Bolivia’s climate summit has had moments of joy, levity and absurdity. Yet underneath it all, you can feel the emotion that provoked this gathering: rage against helplessness.
It’s little wonder. Bolivia is in the midst of a dramatic political transformation, one that has nationalized key industries and elevated the voices of indigenous peoples as never before. But when it comes to Bolivia’s most pressing, existential crisis–the fact that its glaciers are melting at an alarming rate, threatening the water supply in two major cities–Bolivians are powerless to do anything to change their fate on their own.
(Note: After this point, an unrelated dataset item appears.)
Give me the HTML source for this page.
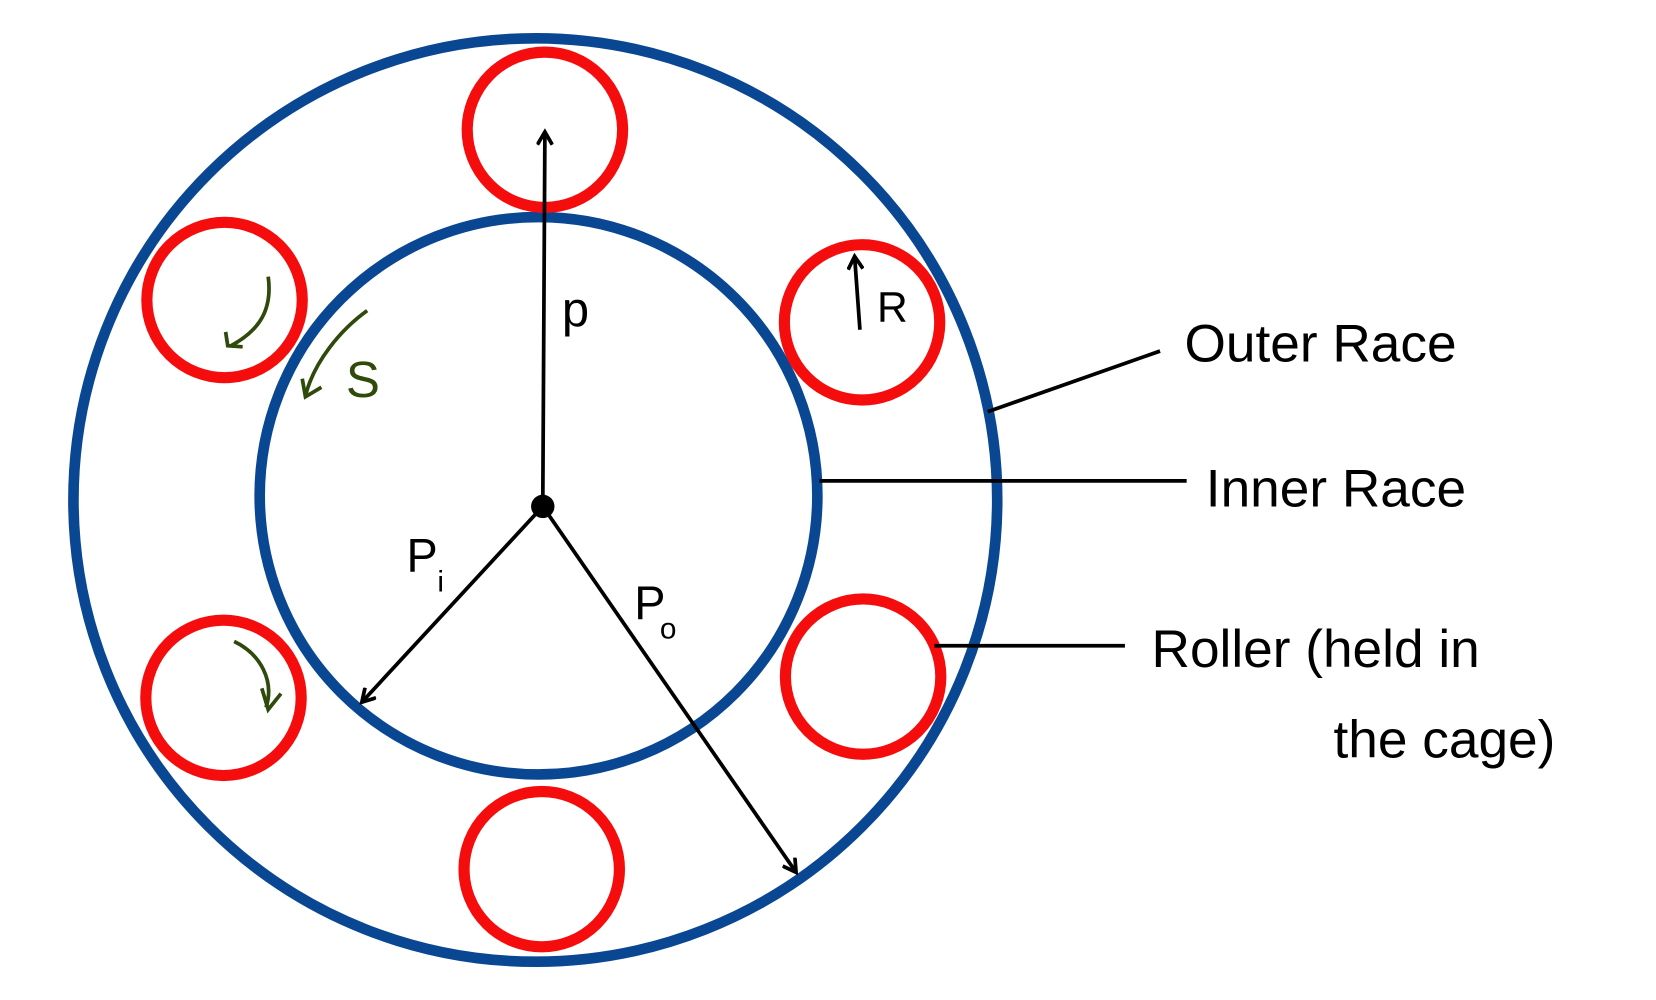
<!DOCTYPE html>
<html><head><meta charset="utf-8"><style>
html,body{margin:0;padding:0;background:#fff;width:1656px;height:1000px;overflow:hidden}
svg{display:block}
text{font-family:"Liberation Sans",sans-serif;fill:#000}
</style></head><body>
<svg width="1656" height="1000" viewBox="0 0 1556 940" preserveAspectRatio="none">
<defs>
<marker id="a" markerWidth="16" markerHeight="16" refX="13" refY="8" orient="auto" markerUnits="userSpaceOnUse">
<path d="M1,1 L13,8 L1,15" fill="none" stroke="#000" stroke-width="3.5"/>
</marker>
</defs>
<circle cx="503" cy="470" r="434" fill="none" stroke="#0a4792" stroke-width="10"/>
<circle cx="506" cy="466" r="262" fill="none" stroke="#0a4792" stroke-width="10"/>
<g fill="none" stroke="#f50d0d" stroke-width="10.5">
<circle cx="512" cy="122" r="73"/>
<circle cx="211" cy="282" r="73"/>
<circle cx="810" cy="303" r="73"/>
<circle cx="811" cy="636" r="73"/>
<circle cx="210" cy="656" r="73"/>
<circle cx="509" cy="817" r="73"/>
</g>
<g stroke="#000" stroke-width="3.5" fill="none">
<line x1="510" y1="476" x2="512" y2="124" marker-end="url(#a)"/>
<line x1="510" y1="476" x2="340" y2="660" marker-end="url(#a)"/>
<line x1="510" y1="476" x2="748" y2="820" marker-end="url(#a)"/>
<line x1="808" y1="310" x2="803" y2="241" marker-end="url(#a)"/>
<line x1="928" y1="387" x2="1090" y2="330"/>
<line x1="770" y1="452" x2="1115" y2="452"/>
<line x1="878" y1="607" x2="1057" y2="607"/>
</g>
<circle cx="510" cy="476" r="11" fill="#000"/>
<g stroke="#2f4a0a" stroke-width="3.5" fill="none">
<path d="M252,260 C256,290 245,310 217,325"/><path d="M212,312 L214,325 L228,326"/>
<path d="M345,292 C320,310 295,340 287,372"/><path d="M284,356 L287,373 L302,364"/>
<path d="M220,603 C245,615 258,640 250,665"/><path d="M246,647 L252,667 L264,652"/>
</g>
<text x="325" y="373" font-size="48" style="fill:#2f4a0a">S</text>
<text x="528" y="307" font-size="46">p</text>
<text x="824" y="302" font-size="40">R</text>
<text x="382" y="537" font-size="44">P</text><text x="411" y="556" font-size="28">i</text>
<text x="596" y="582" font-size="44">P</text><text x="620" y="600" font-size="28">o</text>
<text x="1113" y="340" font-size="50">Outer Race</text>
<text x="1133" y="476" font-size="50">Inner Race</text>
<text x="1082" y="627" font-size="50">Roller  (held in</text>
<text x="1253" y="712" font-size="50">the cage)</text>
</svg>
</body></html>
That’s because the actions causing the melting are taking place not in Bolivia but on the highways and in the industrial zones of heavily industrialized countries. In Copenhagen, leaders of endangered nations like Bolivia and Tuvalu argued passionately for the kind of deep emissions cuts that could avert catastrophe. They were politely told that the political will in the North just wasn’t there. More than that, the United States made clear that it didn’t need small countries like Bolivia to be part of a climate solution. It would negotiate a deal with other heavy emitters behind closed doors, and the rest of the world would be informed of the results and invited to sign on, which is precisely what happened with the Copenhagen Accord. When Bolivia and Ecuador refused to rubber-stamp the accord, the US government cut their climate aid by $3 million and $2.5 million, respectively. “It’s not a free-rider process,” explained US climate negotiator Jonathan Pershing. (Anyone wondering why activists from the global South reject the idea of “climate aid” and are instead demanding repayment of “climate debts” has their answer here.) Pershing’s message was chilling: if you are poor, you don’t have the right to prioritize your own survival.